We soon arrived at Wat Phnom, which was a modest leafy mound rising from the otherwise flat city, ringed by a fairly busy road. We climbed the steps to the fairly underwhelming temple at the top, and although it wasn't anything special we arrived in time to witness a Buddhist ceremony in progress, which we watched respectfully from the back of the temple. After that we walked down the far side of the mound. I'm not sure if the route we took was a very poorly made or maintained staircase, or whether it was a stone drainage channel, but it comprised dangerously sloped and slippery steps down the hillside.
We made it to the bottom in one piece and hopped in another tuk tuk which conveyed us back to the guest house. We arrived and ascended to our room, just as we heard the heavens open and an almighty downpour pound a tatoo on the rooftops around us. We sheltered from the rain and had a nap in our room, then got up in the early evening.
We went next door to the smart new hotel where Matt and Carolyn had been staying and, no thanks to the hopeless staff working there managed to procure some happy hour beers and cocktails. After our drink we returned to the cheaper OK Guest House for our dinner where we had another tasty meal, this time more sweet and sour chicken for Lucy, and a beef curry for me, with some fried morning glory to share. While we were eating we got in touch with Conrad and arranged to meet him at a nearby restaurant in a bit.
After eating we got a tuk tuk to the restaurant, Sovana, and met Conrad along with a German guy Johannes who was a friend of a friend of Conrad's and some others, who were eating what looked like a great meal. We joined them in drinking cheap jugs of draft beer over ice and chatted for a while before some of the group left.
The remainder of the group shared a tuk tuk and Conrad's rented scooter to go across town to Dodo Rum Bar, where we had some incredible coffee flavoured rum on the rocks, served by a barman with the most striking charicatured French accent we had ever heard. A girl who had accompanied us from the restaurant then left as she had a flight to catch the next day, while an English guy, Ryan, who had been at Conrad's last-minute solo gig in one of the bars on St. 278 (which we'd annoyingly missed) arrived.
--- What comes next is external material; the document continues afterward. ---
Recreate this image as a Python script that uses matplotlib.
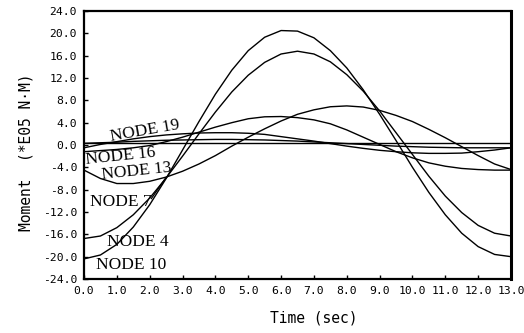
import matplotlib
matplotlib.use("Agg")
import matplotlib.pyplot as plt
import numpy as np

time_s = [0.0, 0.5, 1.0, 1.5, 2.0, 2.5, 3.0, 3.5, 4.0, 4.5, 5.0, 5.5, 6.0, 6.5,
          7.0, 7.5, 8.0, 8.5, 9.0, 9.5, 10.0, 10.5, 11.0, 11.5, 12.0, 12.5, 13.0]

node10 = [-20.4, -19.7, -17.8, -14.7, -10.7, -6.0, -0.9, 4.2, 9.1, 13.4, 16.9, 19.3, 20.5, 20.4,
          19.2, 16.9, 13.8, 9.9, 5.5, 0.8, -4.0, -8.5, -12.5, -15.8, -18.2, -19.6, -20.0]
node4 = [-16.75, -16.3, -14.8, -12.5, -9.5, -5.9, -2.0, 2.0, 5.9, 9.5, 12.5, 14.8, 16.3, 16.8,
         16.3, 14.9, 12.6, 9.65, 6.1, 2.2, -1.7, -5.6, -9.15, -12.1, -14.4, -15.8, -16.3]
node7 = [-4.5, -6.0, -6.9, -6.9, -6.5, -5.75, -4.7, -3.4, -1.9, -0.2, 1.4, 2.9, 4.3, 5.5,
         6.3, 6.85, 7.0, 6.8, 6.2, 5.3, 4.2, 2.8, 1.3, -0.3, -1.9, -3.4, -4.4]
node13 = [-1.2, -1.0, -0.8, -0.5, -0.1, 0.6, 1.4, 2.3, 3.2, 4.0, 4.7, 5.05, 5.1, 4.9,
          4.5, 3.8, 2.7, 1.4, 0.1, -1.2, -2.3, -3.2, -3.8, -4.2, -4.4, -4.5, -4.5]
node16 = [-0.5, 0.1, 0.6, 1.1, 1.5, 1.8, 2.0, 2.15, 2.2, 2.2, 2.1, 1.9, 1.5, 1.1,
          0.7, 0.25, -0.2, -0.6, -0.95, -1.2, -1.4, -1.5, -1.5, -1.45, -1.2, -0.9, -0.5]
node19 = [0.3, 0.4, 0.5, 0.65, 0.75, 0.85, 0.9, 0.95, 1.0, 1.0, 0.95, 0.9, 0.8, 0.7,
          0.55, 0.4, 0.25, 0.1, -0.05, -0.2, -0.3, -0.4, -0.45, -0.5, -0.5, -0.5, -0.5]
baseline = 0.3

series = [node10, node4, node7, node13, node16, node19]
labels = ["NODE 19", "NODE 16", "NODE 13", "NODE 7", "NODE 4", "NODE 10"]
label_t = [1.86, 1.1, 1.6, 1.13, 1.64, 1.43]
label_v = [2.5, -2.1, -4.8, -10.2, -17.4, -21.5]
label_rot = [10, 6, 6, 0, 0, 0]

# leader line for NODE 7 label (from label to its curve)
leader7_t = [2.05, 2.5]
leader7_v = [-9.6, -5.8]

xticks = np.arange(0, 13.5, 1.0)
yticks = np.arange(-24, 24.5, 4.0)

W, H = 524, 333
fig = plt.figure(figsize=(W / 100, H / 100), dpi=100)
ax = fig.add_axes([84 / W, 1 - 279 / H, (511 - 84) / W, (279 - 11) / H])

for s in series:
    ax.plot(time_s, s, color="black", lw=1.0)
ax.axhline(baseline, color="black", lw=1.0)
ax.plot(leader7_t, leader7_v, color="black", lw=0.9)

for txt, tx, ty, r in zip(labels, label_t, label_v, label_rot):
    ax.text(tx, ty, txt, fontsize=12.5, family="Liberation Serif", ha="center",
            va="center", rotation=r, rotation_mode="anchor", color="black")

ax.set_xlim(0, 13)
ax.set_ylim(-24, 24)
ax.set_xticks(xticks)
ax.set_yticks(yticks)
ax.set_xticklabels([f"{v:.1f}" for v in xticks])
ax.set_yticklabels([f"{v:.1f}" for v in yticks])
ax.tick_params(direction="in", length=3, width=1, labelsize=8.2, pad=5,
               top=False, right=False)
for lab in ax.get_xticklabels() + ax.get_yticklabels():
    lab.set_family("DejaVu Sans Mono")
for side in ["left", "bottom", "top"]:
    ax.spines[side].set_linewidth(1.6)
ax.spines["right"].set_linewidth(2.2)

fig.text(314 / W, 1 - 318 / H, "Time (sec)", ha="center", va="center",
         fontsize=10.5, family="DejaVu Sans Mono")
fig.text(26 / W, 1 - 152 / H, "Moment  (*E05 N\u00b7M)", ha="center", va="center",
         rotation=90, fontsize=10.5, family="DejaVu Sans Mono")

fig.savefig("out.png", dpi=100)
After finishing our drinks in Dodo, we hopped on Conrad's scooter and Ryan's dirtbike and drove through the quiet streets in a safe and controlled manner to the nearby Zeppelin Cafe. This place was great, with a chilled out vibe and a big Chinese guy sitting in a little enclosure up the back of the bar, surrounded by shelves of old LPs like some 70s living room, playing classic rock and pop hits from yesteryear.
We had a few more drinks here and shot the breeze some more, until it was time for us to call it a night. We left the guys in the bar and caught a tuk tuk back to OK, where we crashed out to try and get some sleep before our bus the next morning.
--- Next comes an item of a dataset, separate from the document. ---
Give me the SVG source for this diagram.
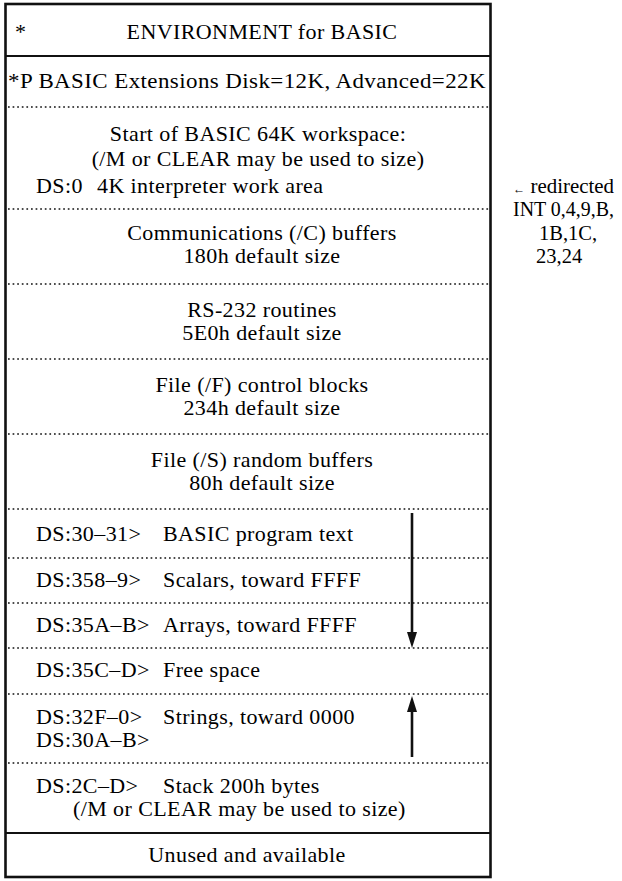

I couldn't really sleep, which I think may have been due to the coffee rum, and only managed to get a couple of hours before it was time to get up again. We packed, showered and took our stuff downstairs where we grabbed a quick breakfast and paid the bill before hopping in a tuk tuk to a travel agent's office somewhere in town. We waited at the office for a short time before getting on a comfortable coach and taking our seats for the journey north to Siem Reap.